“La justicia emana del pueblo y se administra en nombre del Rey por jueces y magistrados integrantes del poder judicial, independientes, inamovibles y sometidos únicamente al imperio de la ley”. Así reza el artículo 117 de nuestra Constitución. Precepto que es la consecuencia del principio de la soberanía nacional, artículo 1.2 de la Carta Magna, origen y fundamento de todos los poderes del Estado, entre ellos lógicamente el poder judicial, poder destinado, según el artículo 118 de nuestra Constitución, a juzgar y hacer ejecutar lo juzgado.
El titular del poder judicial, como el del ejecutivo o el del legislativo, es el pueblo. El pueblo lo confía a los jueces y magistrados, que se encargan de realizar el poder judicial en nombre del Rey bajo el dogma de la soberanía nacional. Por tanto, los jueces y magistrados no son los titulares de ese poder. Este principio, esencial en la democracia y en el Estado de Derecho, se ha ido diluyendo poco a poco entre nosotros de la mano del proceso de progresiva politización a que se ha sometido al poder judicial, especialmente en lo que se refiere a los nombramientos de las más altas magistraturas de la justicia española.
En otras palabras, la independencia se ha ido difuminando del horizonte de los principales órganos colegiados de la Administración de Justicia al calor del poder político. En efecto, el poder de los partidos, auténticos conformadores de los poderes del Estado, se ha ido enseñoreando de los principales resortes del poder judicial. Las consecuencias de este proceso están a la vista de todos y se producen, con demasiada frecuencia, con las posiciones de sus señorías que coinciden, a veces a pies juntillas, con las expresiones vertidas, en multitud de polémicas y controversias, por los dirigentes de los partidos políticos.
¿Es posible que el verdadero titular del poder judicial, el pueblo soberano, se lleve las manos a la cabeza, al comprobar de qué manera se administra justicia en España?. ¿Por qué los ciudadanos, los verdaderos dueños del poder judicial, no reclaman que este poder del Estado también justifique y motive sus actuaciones más allá de la más que esperable alta argumentación que deben expresar las resoluciones de los jueces y tribunales?
Estas y otras preguntas por el estilo se contestan reconociendo que la invasión del poder judicial por el poder político está produciendo, no sólo desconcierto en el pueblo, sino una profunda decepción con el sistema político.
En Alemania, que tienen un sistema político semejante al nuestro, las principales sentencias del Tribunal Constitucional de Kalsrue, así lo ha puesto de manifiesto la doctrina científica reiteradamente, gozan normalmente del beneplácito popular. Por una poderosa razón: aunque las fuerzas políticas participan en el nombramiento de sus magistrados, los principales partidos y sus representantes tienen la firme convicción de que el poder judicial es y emana del pueblo. Por ello proponen en las altas Cortes jurisdiccionales a juristas independientes, hombres y mujeres que saben, cuándo alcanzan esta alta magistratura, que su única obediencia es a la Ley y al Derecho.
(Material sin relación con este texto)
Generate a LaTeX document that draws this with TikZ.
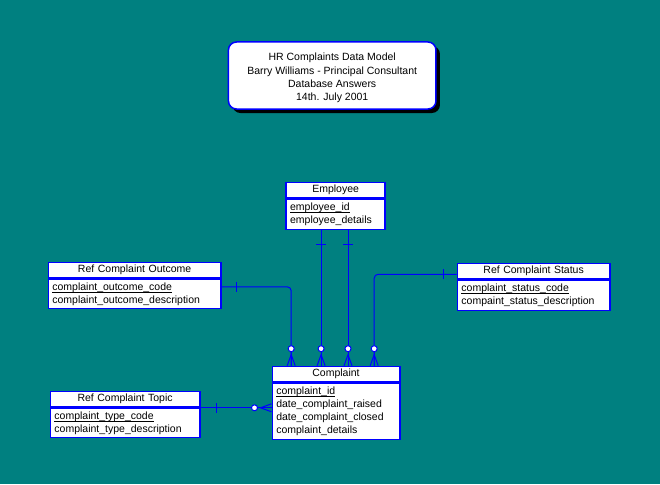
\documentclass[tikz,border=0pt]{standalone}
\usepackage{fontspec}
\setmainfont{Liberation Sans}
\usetikzlibrary{calc,shadows}

\definecolor{tealbg}{RGB}{0,128,128}
\definecolor{erblue}{RGB}{0,0,255}

% underlined key field, rule level with the underscores
\newsavebox{\keybox}
\newcommand{\keyfield}[1]{\sbox{\keybox}{#1}\rlap{\rule[-2.2pt]{\wd\keybox}{0.7pt}}\usebox{\keybox}}

\tikzset{
  ent/.style={draw=erblue, line width=1.5pt, fill=white, anchor=north west,
    inner xsep=4pt, inner ysep=0pt, font=\fontsize{10.5}{13}\selectfont},
  hdr/.style={ent, align=center, minimum height=15.6pt},
  body/.style={ent, align=left},
  rel/.style={erblue, line width=1pt},
  zeromany/.pic={
    \draw (-4pt,0pt) -- (0pt,11pt) -- (4pt,0pt);
    \draw (0pt,0pt) -- (0pt,14pt);
    \draw[fill=white] (0pt,17pt) circle (3pt);
  },
  onebar/.pic={\draw (-5pt,0pt) -- (5pt,0pt);}
}

\begin{document}
\begin{tikzpicture}[x=1pt,y=-1pt]
  % background
  \fill[tealbg] (0,0) rectangle (660,484);
  \useasboundingbox (0,0) rectangle (660,484);

  % title
  \node[draw=erblue, line width=1.5pt, fill=white, rounded corners=8pt,
    general shadow={fill=black, shadow xshift=4pt, shadow yshift=-4pt},
    minimum width=207.5pt, minimum height=67pt, align=center,
    font=\fontsize{10.5}{13.3}\selectfont] (title) at (332.2,75.5)
    {\rule{0pt}{12.5pt}HR Complaints Data Model\\Barry Williams - Principal Consultant\\Database Answers\\14th. July 2001};

  % entities
  \node[hdr, text width=91pt] (emp) at (285.4,181.7) {Employee};
  \node[body, text width=91pt, minimum height=30pt] (empb) at (emp.south west)
    {\keyfield{employee\_id}\\employee\_details};

  \node[hdr, text width=164.5pt] (out) at (47.6,261.7) {Ref Complaint Outcome};
  \node[body, text width=164.5pt, minimum height=29pt] (outb) at (out.south west)
    {\keyfield{complaint\_outcome\_code}\\complaint\_outcome\_description};

  \node[hdr, text width=144.3pt] (sts) at (456.7,262.7) {Ref Complaint Status};
  \node[body, text width=144.3pt, minimum height=30pt] (stsb) at (sts.south west)
    {\keyfield{complaint\_status\_code}\\compaint\_status\_description};

  \node[hdr, text width=119.5pt] (cmp) at (271.5,365.7) {Complaint};
  \node[body, text width=119.5pt, minimum height=55.7pt] (cmpb) at (cmp.south west)
    {\keyfield{complaint\_id}\\date\_complaint\_raised\\date\_complaint\_closed\\complaint\_details};

  \node[hdr, text width=141.3pt] (top) at (49.7,390.7) {Ref Complaint Topic};
  \node[body, text width=141.3pt, minimum height=29pt] (topb) at (top.south west)
    {\keyfield{complaint\_type\_code}\\complaint\_type\_description};

  % connector ends
  \coordinate (o1) at ($(outb.north east)+(0,8)$);
  \coordinate (c1) at ($(cmp.north west)+(19.7,0)$);
  \coordinate (e1) at ($(empb.south west)+(35.7,0)$);
  \coordinate (c2) at (e1 |- cmp.north);
  \coordinate (e2) at ($(empb.south west)+(62.6,0)$);
  \coordinate (c3) at (e2 |- cmp.north);
  \coordinate (s1) at ($(sts.west)+(0,3)$);
  \coordinate (c4) at ($(cmp.north west)+(102.7,0)$);
  \coordinate (t1) at (top.south east);
  \coordinate (c5) at (t1 -| cmp.west);

  % relationships
  \draw[rel, rounded corners=4pt] (o1) -| (c1);
  \draw[rel] (e1) -- (c2);
  \draw[rel] (e2) -- (c3);
  \draw[rel, rounded corners=4pt] (s1) -| (c4);
  \draw[rel] (t1) -- (c5);

  % one ends
  \pic[rel, rotate=90] at ($(o1)+(14.4,0)$) {onebar};
  \pic[rel] at ($(e1)+(0,13.7)$) {onebar};
  \pic[rel] at ($(e2)+(0,13.7)$) {onebar};
  \pic[rel, rotate=90] at ($(s1)+(-13.1,0)$) {onebar};
  \pic[rel, rotate=90] at ($(t1)+(15.6,0)$) {onebar};

  % zero or many ends
  \pic[rel] at (c1) {zeromany};
  \pic[rel] at (c2) {zeromany};
  \pic[rel] at (c3) {zeromany};
  \pic[rel] at (c4) {zeromany};
  \pic[rel, rotate=90] at (c5) {zeromany};
\end{tikzpicture}
\end{document}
Por estos pagos, los partidos, en su deseo de control y dominación general, no dejan resquicio alguno fuera de su influencia. Y, en el caso del Tribunal Supremo y del Tribunal Constitucional desde hace tiempo atrás, buscan dependientes, hombres y mujeres que aseguren que el sentido de sus votos y resoluciones se alinee en todo momento con el criterio de quien les propone. Qué necesidad tenemos de una nueva reforma del poder judicial. Pero de una reforma que garantice la independencia real de la muy noble función de dar a cada uno lo suyo, lo que se merece, lo que le corresponde. No lo que es conveniente, lo que es justo.